Oosthoek Encyclopedie

Oosthoek's Uitgevers Mij. N.V (1916-1925)

Gepubliceerd op 24-06-2020

massapsychologie

betekenis & definitie

v., onderdeel van de sociale psychologie, dat de gedragingen van grote, ongeorganiseerde groepen van individuen bestudeert.

(e) Volgens de grondlegger van de massapsychologie, de Franse socioloog G.→Le Bon, in zijn studie Psychologie des foules (1895), ondergaat het individu in een massa psychische veranderingen: een verhoogde affectiviteit, wegvallen van remmingen, daling van het intellectuele niveau. De verklaring van deze verschijnselen moet volgens Freud niet gezocht worden in suggestie, zoals Le Bon veronderstelde, maar in libidineuze krachten (→libido). K. →Baschwitz wees in 1938 voor het eerst op bepaalde massapsychologische mechanismen. Sinds de jaren zestig kent deze tak van de sociale psychologie weer een bloeiperiode, waarbij het onderzoek zich voornamelijk richt op de beschrijving, met exacte methoden, van collectieve gedragsvormen. Bovendien heeft ook de theorievorming een hernieuwde impuls gekregen door het werk van Turner, Smelser en Rashevsky.
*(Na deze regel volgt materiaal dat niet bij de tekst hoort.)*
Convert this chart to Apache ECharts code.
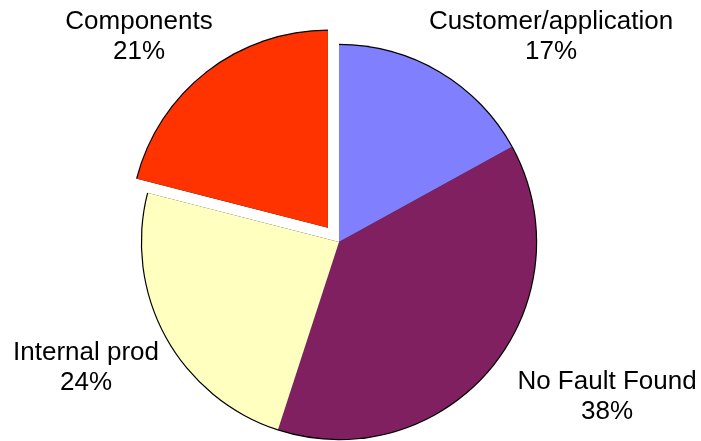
<!DOCTYPE html>
<html><head><meta charset="utf-8">
<script src="https://cdn.jsdelivr.net/npm/echarts@6/dist/echarts.min.js"></script>
<style>html,body{margin:0;padding:0;background:#fff}#c{width:701px;height:441px}</style>
</head><body><div id="c"></div>
<script>
const categories = ['Customer/application', 'No Fault Found', 'Internal prod', 'Components'];
const values = [17, 38, 24, 21];
const colors = ['#8080FF', '#802060', '#FFFFC0', '#FF3300'];
const exploded = ['Components'];
const labelCenters = [[551, 37], [607, 397], [86, 368], [139, 37]]; // label block centres (text placement only)

const chart = echarts.init(document.getElementById('c'), null, {renderer: 'canvas'});
const C = [339, 242];
const R = 197;
const OFF = 18;
const NONE = 'rgba(0,0,0,0)';

// offset of exploded slice along its mid angle (clockwise from 12 o'clock)
const total = values.reduce((a, b) => a + b, 0);
let acc = 0, midAngle = 0;
categories.forEach((c, i) => {
  if (exploded.includes(c)) midAngle = (acc + values[i] / 2) / total * 2 * Math.PI;
  acc += values[i];
});
const C2 = [C[0] + Math.sin(midAngle) * OFF, C[1] - Math.cos(midAngle) * OFF];

function mkData(fillFn) {
  return categories.map((c, i) => ({name: c, value: values[i], itemStyle: {color: fillFn(c, i)}}));
}
const base = {
  type: 'pie', startAngle: 90, clockwise: true, silent: true, selectedMode: false,
  emphasis: {disabled: true}, labelLine: {show: false}, label: {show: false},
  itemStyle: {borderWidth: 0}
};
chart.setOption({
  animation: false,
  series: [
    Object.assign({}, base, {center: C, radius: R + 1.2,
      data: mkData(c => exploded.includes(c) ? NONE : '#000')}),
    Object.assign({}, base, {center: C2, radius: R + 1.2,
      data: mkData(c => exploded.includes(c) ? '#000' : NONE)}),
    Object.assign({}, base, {center: C2, radius: R,
      data: mkData((c, i) => exploded.includes(c) ? colors[i] : NONE)}),
    Object.assign({}, base, {center: C, radius: R,
      data: mkData((c, i) => exploded.includes(c) ? NONE : colors[i]),
      label: {
        show: true, position: 'outside', overflow: 'none',
        formatter: p => p.name + '\n' + p.percent.toFixed(0) + '%',
        fontFamily: 'Liberation Sans, Arial, sans-serif', fontSize: 26,
        lineHeight: 30, color: '#000', align: 'center'
      },
      labelLayout: p => {
        const c = labelCenters[p.dataIndex];
        return {x: c[0], y: c[1], align: 'center', verticalAlign: 'middle', hideOverlap: false};
      }
    })
  ]
});
</script></body></html>
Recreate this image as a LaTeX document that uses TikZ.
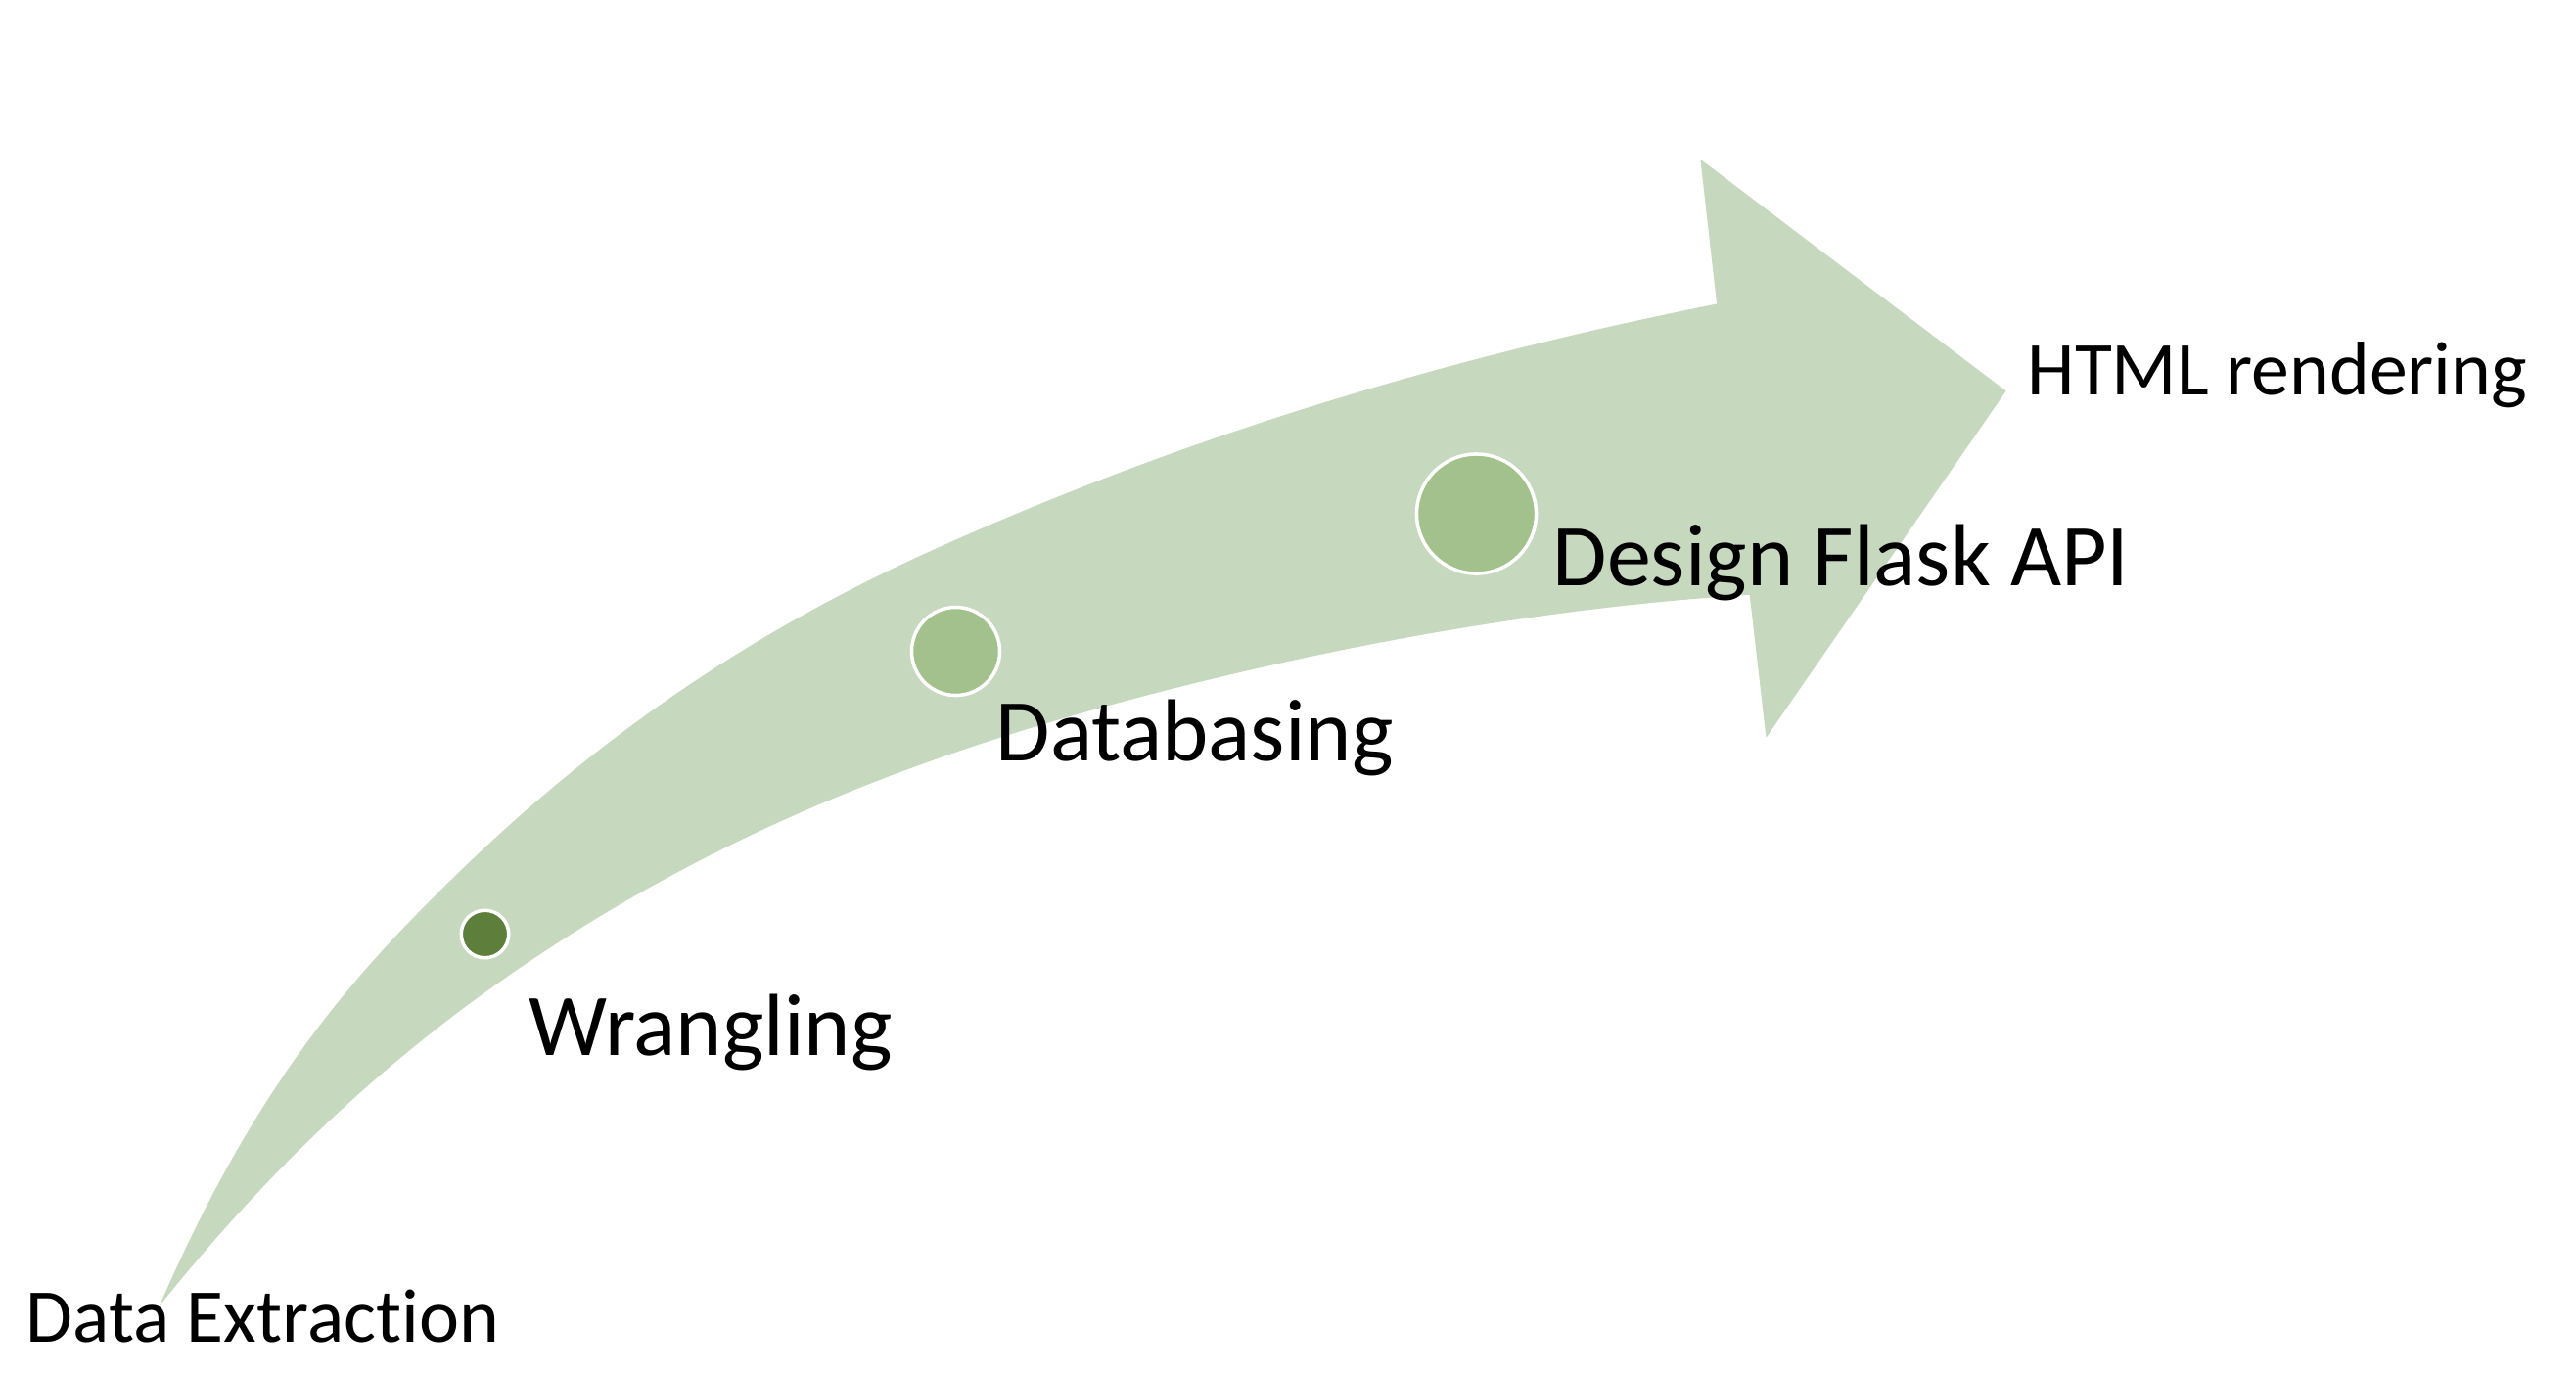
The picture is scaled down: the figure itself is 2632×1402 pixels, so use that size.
\documentclass[tikz,border=0pt]{standalone}
\usepackage{fontspec}
\setmainfont{Carlito}[Ligatures=NoCommon]
\definecolor{band}{RGB}{198,216,190}
\definecolor{midgreen}{RGB}{162,193,140}
\definecolor{darkgreen}{RGB}{94,126,60}
\tikzset{
  dot/.style={circle, draw=white, line width=1pt, inner sep=0pt},
  lbl/.style={anchor=base west, inner sep=0pt, text=black},
  small/.style={font=\fontsize{22.1pt}{26pt}\selectfont},
  big/.style={font=\fontsize{25.6pt}{30pt}\selectfont}
}
\begin{document}
\begin{tikzpicture}[x=0.01cm,y=-0.01cm]
\useasboundingbox (0,0) rectangle (2632,1402);
\fill[white] (0,0) rectangle (2632,1402);
% curved arrow band
\fill[band] (162.8,1334.5)
  .. controls (262.5,1105.2) and (362.3,995.7) .. (462,898)
  .. controls (626.7,736.6) and (791.3,634.8) .. (956,560.7)
  .. controls (1222,441) and (1488.1,363.7) .. (1754.1,310.5)
  -- (1737.4,162.8) -- (2049.6,399.5) -- (1804.5,753.7) -- (1787.7,607.7)
  .. controls (1594.8,620.2) and (1401.9,652.8) .. (1209,701)
  .. controls (971.3,760.4) and (733.7,842.6) .. (496,1013.7)
  .. controls (384.9,1093.7) and (273.9,1195.6) .. (162.8,1334.5) -- cycle;
% milestone dots
\node[dot, fill=darkgreen, minimum size=0.485cm] (d1) at (495.5,954.5) {};
\node[dot, fill=midgreen, minimum size=0.9cm] (d2) at (976.5,665.5) {};
\node[dot, fill=midgreen, minimum size=1.22cm] (d3) at (1508.5,525) {};
% labels
\node[lbl, small] (t0) at (26,1371) {Data Extraction};
\node[lbl, big] (t1) at (540,1078) {Wrangling};
\node[lbl, big] (t2) at (1017,777) {Databasing};
\node[lbl, big] (t3) at (1586,598) {Design Flask API};
\node[lbl, small] (t4) at (2071,403) {HTML rendering};
\end{tikzpicture}
\end{document}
LITT. N.Rashevsky, Mathematical biology of social relations (1951); R.H.Turner en C.M.Killian, Collective behavior (1957); N.J.Smelser, theory of collective behavior (1963); G.Rudé, the crowd in history (1964); R.Evans, Readings in collective behavior (1969); K.Baschwitz, Denkend mens en menigte (3e dr. 1973).